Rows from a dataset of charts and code

_ _ _ _

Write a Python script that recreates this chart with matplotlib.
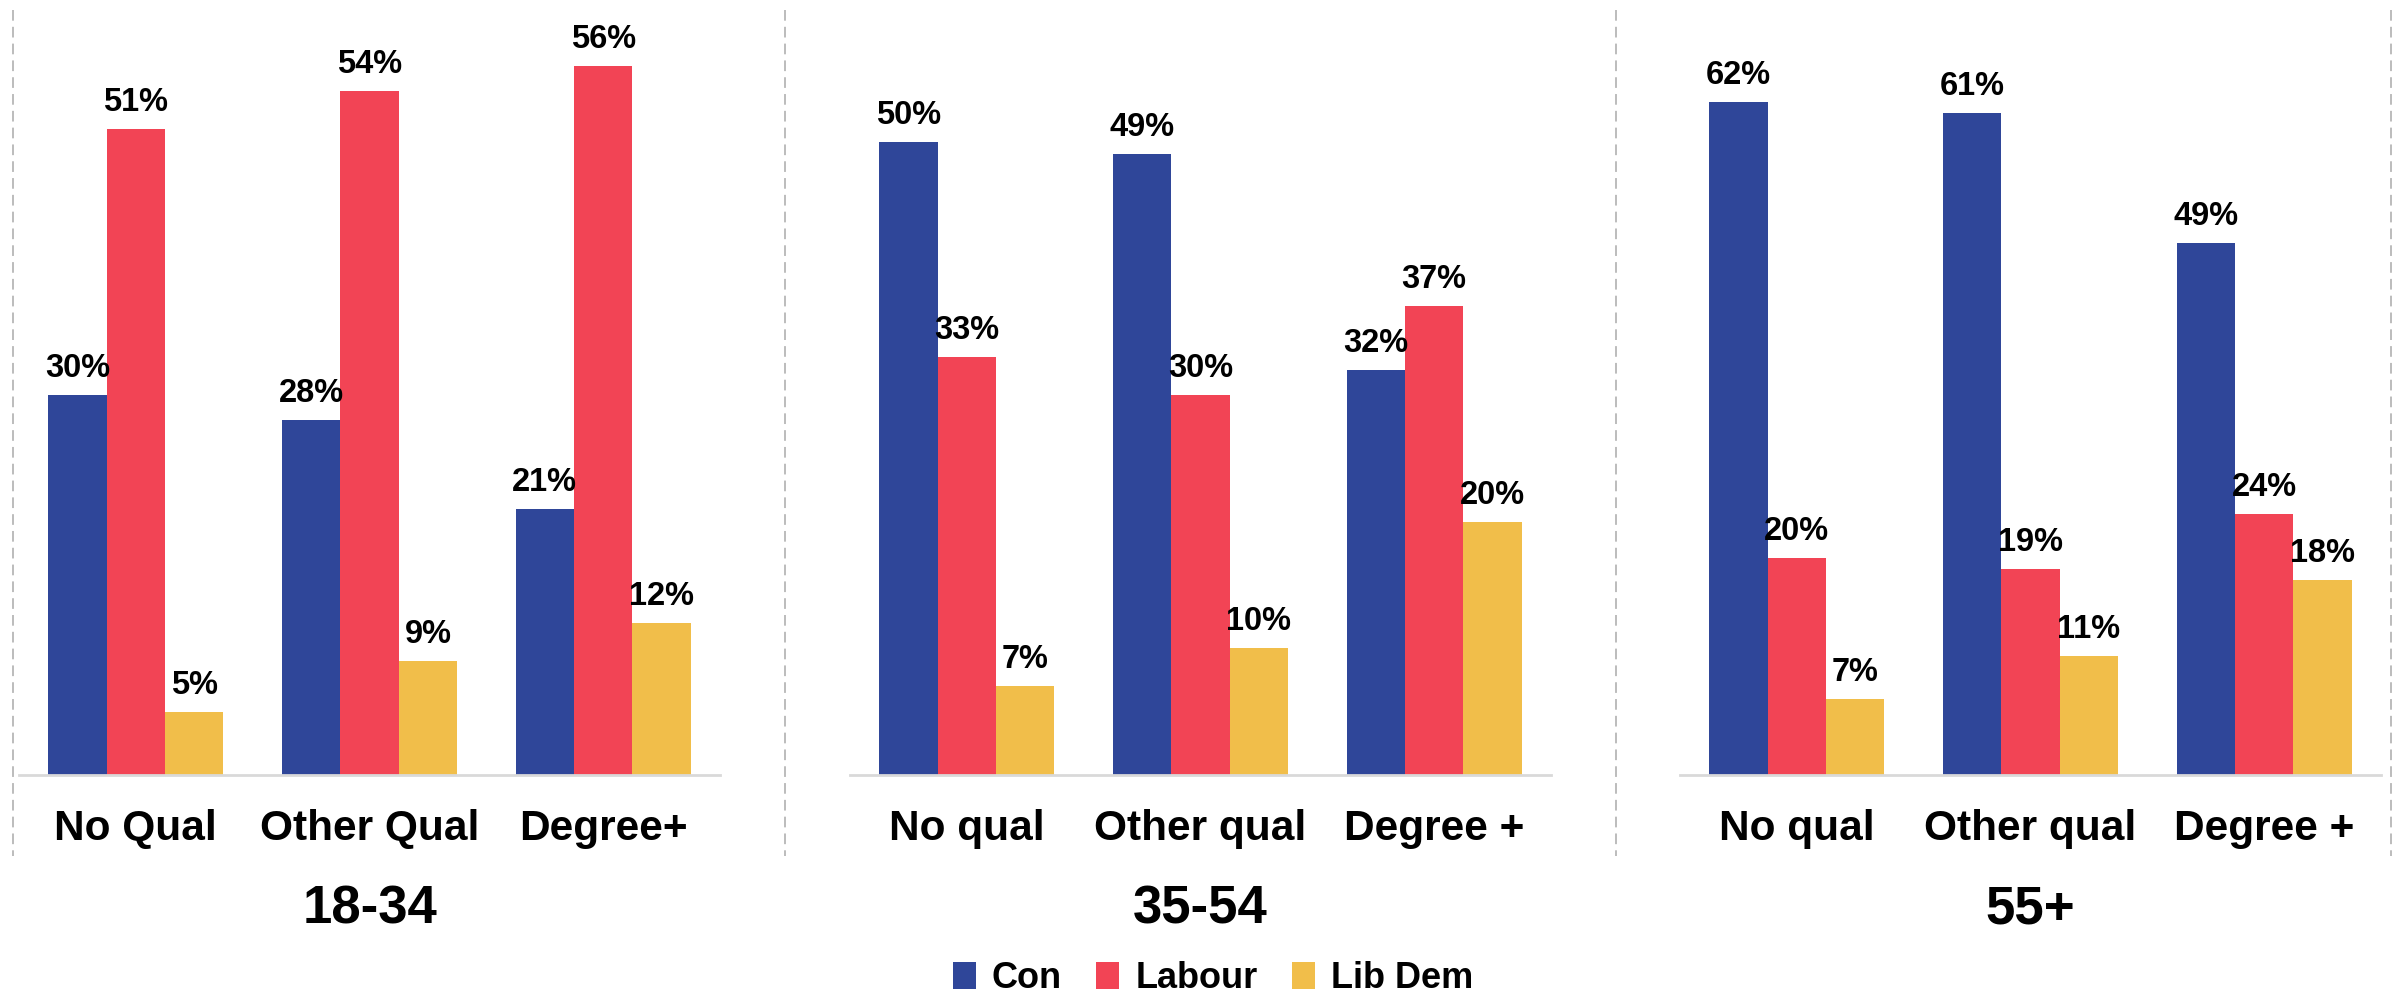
import matplotlib
matplotlib.use("Agg")
import matplotlib.pyplot as plt
from matplotlib.patches import Patch
from matplotlib.lines import Line2D
import numpy as np

plt.rcParams['font.family'] = ['Liberation Sans', 'DejaVu Sans']
plt.rcParams['font.weight'] = 'bold'

series = ["Con", "Labour", "Lib Dem"]
colors = ["#2F4699", "#F24455", "#F1BE4A"]

age_groups = ["18-34", "35-54", "55+"]
categories = [
    ["No Qual", "Other Qual", "Degree+"],
    ["No qual", "Other qual", "Degree +"],
    ["No qual", "Other qual", "Degree +"],
]
con = [[30, 28, 21], [50, 49, 32], [62, 61, 49]]
labour = [[51, 54, 56], [33, 30, 37], [20, 19, 24]]
libdem = [[5, 9, 12], [7, 10, 20], [7, 11, 18]]
ylims = [60, 60, 70]

W, H = 2403, 994
fig = plt.figure(figsize=(W / 100, H / 100), dpi=100)

axes_left_px = [19, 850, 1680]
axes_w_px = 701
axes_top_px = 15
axes_bottom_px = 775

bw = 0.25
for p in range(3):
    ax = fig.add_axes([axes_left_px[p] / W, (H - axes_bottom_px) / H,
                       axes_w_px / W, (axes_bottom_px - axes_top_px) / H])
    x = np.arange(3)
    vals = [con[p], labour[p], libdem[p]]
    for s in range(3):
        xs = x + (s - 1) * bw
        ax.bar(xs, vals[s], width=bw, color=colors[s], label=series[s], linewidth=0)
        for xi, v in zip(xs, vals[s]):
            ax.annotate(f"{v}%", xy=(xi, v), xytext=(0, 18), textcoords='offset pixels',
                        ha='center', va='baseline', fontsize=23.5, fontweight='bold')
    for xi, c in zip(x, categories[p]):
        ax.annotate(c, xy=(xi, 0), xytext=(0, -65), textcoords='offset pixels',
                    ha='center', va='baseline', fontsize=30.5, fontweight='bold',
                    annotation_clip=False)
    ax.annotate(age_groups[p], xy=(1, 0), xytext=(0, -149), textcoords='offset pixels',
                ha='center', va='baseline', fontsize=38, fontweight='bold',
                annotation_clip=False)
    ax.set_xlim(-0.5, 2.5)
    ax.set_ylim(0, ylims[p])
    for sp in ['top', 'right', 'left']:
        ax.spines[sp].set_visible(False)
    ax.spines['bottom'].set_color('#D9D9D9')
    ax.spines['bottom'].set_linewidth(2)
    ax.set_xticks([])
    ax.set_yticks([])
    ax.patch.set_alpha(0)

# dashed separators
for xpx in [13, 785, 1616, 2391]:
    fig.add_artist(Line2D([xpx / W, xpx / W], [(H - 10) / H, (H - 856) / H],
                          transform=fig.transFigure, color='#AAAAAA', lw=1.1,
                          linestyle=(0, (7, 4))))

handles = [Patch(facecolor=c, edgecolor='none') for c in colors]
fig.legend(handles, series, loc='lower center', bbox_to_anchor=(1213 / W, -2 / H),
           ncol=3, frameon=False, fontsize=26, prop={'weight': 'bold', 'size': 26},
           handlelength=0.64, handleheight=0.8, handletextpad=0.44,
           columnspacing=0.95, borderpad=0, borderaxespad=0)

fig.savefig("out.png", dpi=100, facecolor='white')
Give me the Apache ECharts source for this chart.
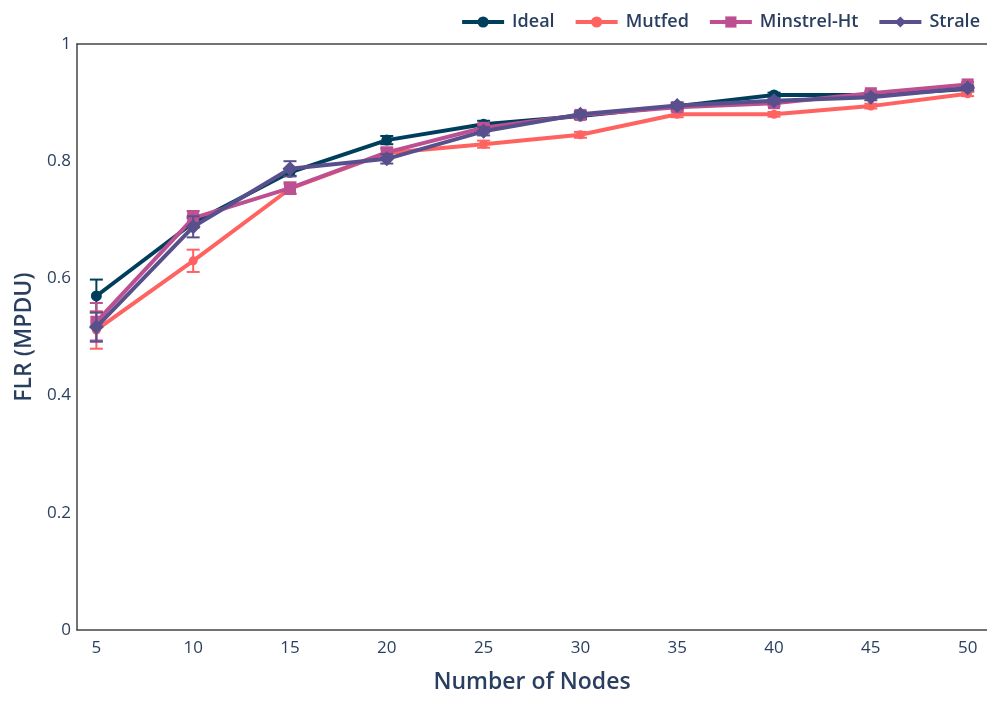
<!DOCTYPE html>
<html>
<head>
<meta charset="utf-8">
<script src="https://cdn.jsdelivr.net/npm/echarts@6/dist/echarts.min.js"></script>
<style>html,body{margin:0;padding:0;background:#fff}#c{width:987px;height:702px}</style>
</head>
<body>
<div id="c"></div>
<script>
const nodes = [5, 10, 15, 20, 25, 30, 35, 40, 45, 50];
const seriesNames = ['Ideal', 'Mutfed', 'Minstrel-Ht', 'Strale'];
const ideal    = [0.570, 0.695, 0.781, 0.836, 0.863, 0.877, 0.894, 0.913, 0.913, 0.923];
const mutfed   = [0.512, 0.630, 0.753, 0.814, 0.829, 0.845, 0.880, 0.880, 0.894, 0.915];
const minstrel = [0.526, 0.703, 0.754, 0.815, 0.857, 0.879, 0.892, 0.899, 0.916, 0.931];
const strale   = [0.517, 0.688, 0.787, 0.804, 0.851, 0.880, 0.895, 0.903, 0.909, 0.925];
const idealErr    = [0.028, 0.008, 0.006, 0.007, 0.006, 0.005, 0.004, 0.004, 0.004, 0.004];
const mutfedErr   = [0.032, 0.019, 0.008, 0.006, 0.006, 0.005, 0.005, 0.004, 0.004, 0.004];
const minstrelErr = [0.032, 0.012, 0.010, 0.008, 0.006, 0.005, 0.005, 0.005, 0.004, 0.004];
const straleErr   = [0.025, 0.018, 0.013, 0.008, 0.007, 0.005, 0.005, 0.005, 0.005, 0.004];
const xTicks = [5, 10, 15, 20, 25, 30, 35, 40, 45, 50];

const colors = ['#003f5c', '#ff6361', '#bc5090', '#58508d'];
const symbols = ['circle', 'circle', 'rect', 'diamond'];
const symbolSizes = [11, 9, 12, 15];
const values = [ideal, mutfed, minstrel, strale];
const errs = [idealErr, mutfedErr, minstrelErr, straleErr];

const chart = echarts.init(document.getElementById('c'), null, {renderer: 'canvas'});
const textColor = '#2a3f5f';
const font = '"Open Sans", "Noto Sans", sans-serif';

const series = [];
seriesNames.forEach((name, i) => {
  series.push({
    name: name + ' err',
    type: 'custom',
    z: 2 + i * 2,
    silent: true,
    data: nodes.map((x, k) => [x, values[i][k] - errs[i][k], values[i][k] + errs[i][k]]),
    renderItem: function (params, api) {
      const lo = api.coord([api.value(0), api.value(1)]);
      const hi = api.coord([api.value(0), api.value(2)]);
      const w = 6.5;
      const st = {stroke: colors[i], lineWidth: 2};
      return {
        type: 'group',
        children: [
          {type: 'line', shape: {x1: lo[0], y1: lo[1], x2: hi[0], y2: hi[1]}, style: st},
          {type: 'line', shape: {x1: lo[0] - w, y1: lo[1], x2: lo[0] + w, y2: lo[1]}, style: st},
          {type: 'line', shape: {x1: hi[0] - w, y1: hi[1], x2: hi[0] + w, y2: hi[1]}, style: st}
        ]
      };
    }
  });
  series.push({
    name: name,
    type: 'line',
    z: 3 + i * 2,
    data: nodes.map((x, k) => [x, values[i][k]]),
    symbol: symbols[i],
    symbolSize: symbolSizes[i],
    showAllSymbol: true,
    color: colors[i],
    lineStyle: {width: 4, color: colors[i]},
    itemStyle: {color: colors[i]}
  });
});

chart.setOption({
  animation: false,
  backgroundColor: '#fff',
  textStyle: {fontFamily: font},
  legend: {
    data: seriesNames,
    top: 8,
    right: 2,
    itemWidth: 42,
    itemHeight: 14,
    itemGap: 19,
    lineStyle: {width: 4},
    textStyle: {color: textColor, fontSize: 18, fontWeight: 600, fontFamily: font, padding: [0, 0, 0, 3]}
  },
  grid: {left: 77, right: 0, top: 44, bottom: 72, containLabel: false},
  xAxis: [{
    type: 'value',
    min: 4,
    max: 51,
    name: 'Number of Nodes',
    nameLocation: 'middle',
    nameGap: 41,
    nameTextStyle: {color: textColor, fontSize: 23, fontWeight: 600, fontFamily: font},
    axisLine: {show: true, lineStyle: {color: '#444', width: 1.5}},
    axisTick: {show: false},
    splitLine: {show: false},
    axisLabel: {customValues: xTicks, color: textColor, fontSize: 17, margin: 10, fontFamily: font}
  }, {
    type: 'value',
    position: 'top',
    min: 4,
    max: 51,
    axisLine: {show: true, lineStyle: {color: '#444', width: 1.5}},
    axisTick: {show: false},
    axisLabel: {show: false},
    splitLine: {show: false}
  }],
  yAxis: {
    type: 'value',
    min: 0,
    max: 1,
    interval: 0.2,
    name: 'FLR (MPDU)',
    nameLocation: 'middle',
    nameGap: 26,
    nameTextStyle: {color: textColor, fontSize: 23, fontWeight: 600, fontFamily: font},
    axisLine: {show: true, lineStyle: {color: '#444', width: 1.5}},
    axisTick: {show: false},
    splitLine: {show: false},
    axisLabel: {color: textColor, fontSize: 17, margin: 6, fontFamily: font}
  },
  series: series
});
</script>
</body>
</html>
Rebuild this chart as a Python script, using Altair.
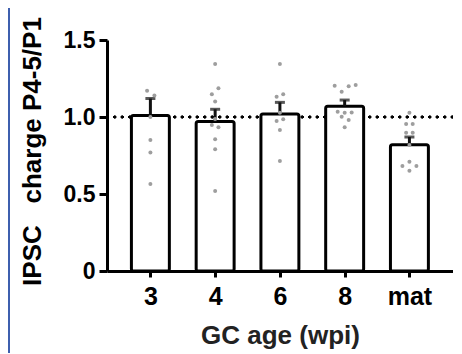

_ _ _ _

— Set exercise —
Pictures stay out: repeat exactly only the lines from the one with "Give me the" through the one with "const errs = [idealErr, mutfedErr, minstrelErr, straleErr];".

— Full output —
Give me the Apache ECharts source for this chart.
<!DOCTYPE html>
<html>
<head>
<meta charset="utf-8">
<script src="https://cdn.jsdelivr.net/npm/echarts@6/dist/echarts.min.js"></script>
<style>html,body{margin:0;padding:0;background:#fff}#c{width:987px;height:702px}</style>
</head>
<body>
<div id="c"></div>
<script>
const nodes = [5, 10, 15, 20, 25, 30, 35, 40, 45, 50];
const seriesNames = ['Ideal', 'Mutfed', 'Minstrel-Ht', 'Strale'];
const ideal    = [0.570, 0.695, 0.781, 0.836, 0.863, 0.877, 0.894, 0.913, 0.913, 0.923];
const mutfed   = [0.512, 0.630, 0.753, 0.814, 0.829, 0.845, 0.880, 0.880, 0.894, 0.915];
const minstrel = [0.526, 0.703, 0.754, 0.815, 0.857, 0.879, 0.892, 0.899, 0.916, 0.931];
const strale   = [0.517, 0.688, 0.787, 0.804, 0.851, 0.880, 0.895, 0.903, 0.909, 0.925];
const idealErr    = [0.028, 0.008, 0.006, 0.007, 0.006, 0.005, 0.004, 0.004, 0.004, 0.004];
const mutfedErr   = [0.032, 0.019, 0.008, 0.006, 0.006, 0.005, 0.005, 0.004, 0.004, 0.004];
const minstrelErr = [0.032, 0.012, 0.010, 0.008, 0.006, 0.005, 0.005, 0.005, 0.004, 0.004];
const straleErr   = [0.025, 0.018, 0.013, 0.008, 0.007, 0.005, 0.005, 0.005, 0.005, 0.004];
const xTicks = [5, 10, 15, 20, 25, 30, 35, 40, 45, 50];

const colors = ['#003f5c', '#ff6361', '#bc5090', '#58508d'];
const symbols = ['circle', 'circle', 'rect', 'diamond'];
const symbolSizes = [11, 9, 12, 15];
const values = [ideal, mutfed, minstrel, strale];
const errs = [idealErr, mutfedErr, minstrelErr, straleErr];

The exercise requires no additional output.